You need to be able to say “Let’s go, we’re done here.”
Remember this well: the Iranian people are the ones with the most to
gain from this. It doesn’t hurt the
United States or the other Western countries if the status quo goes on. Hell, it doesn’t even hurt the Iranian
leadership, because their extremists – just like our own power elite – thrive off
of poverty, ignorance, and misery. They
need the masses poor and stupid and miserable because then the masses can be
manipulated into hating whomever the power elite choose. Why do you think they hate Israel so
much? It’s manufactured by the nutcases! All so the masses don’t turn on them.

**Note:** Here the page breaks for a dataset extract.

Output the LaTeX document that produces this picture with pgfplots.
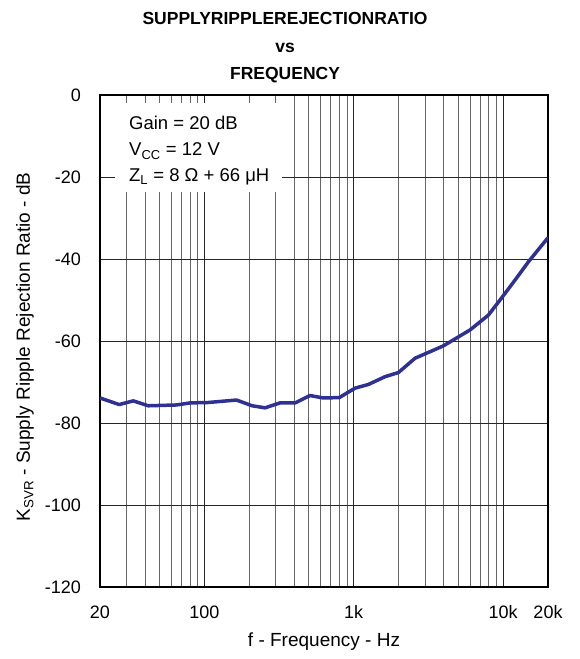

Look, even if you crank out an agreement, Secretary Kerry, you’re still
going to piss people off. Fox News will
still blame Obama, because they’re Fox News and they’re regurgitating a script,
and they’ll still accuse you and Obama of making the world a more dangerous
place. Hell, they’ll accuse you of doing
that simply because they’re Fox News and they’re being told to follow that
script.
If you walk away from the table, nothing really changes. The sanctions stay in place. Israel will still whine and kvetch because
their warmongering extremists aren’t being coddled and gratified. Fox News will still blame you and Obama,
because they’re Fox News and they’re still regurgitating a script. But the Iranian nutcases would know that
there is a point that they can’t push beyond.
The power over the negotiations stay with the Western nations, where it
belongs. Then it is Iran’s defeat, not that of the world.
It’s one thing to want progress.
To want to make a positive change.
But you can’t do that with people that refuse to change and have no
reason to change. That’s when you have
to cut your losses and let them deal with the consequences on their end.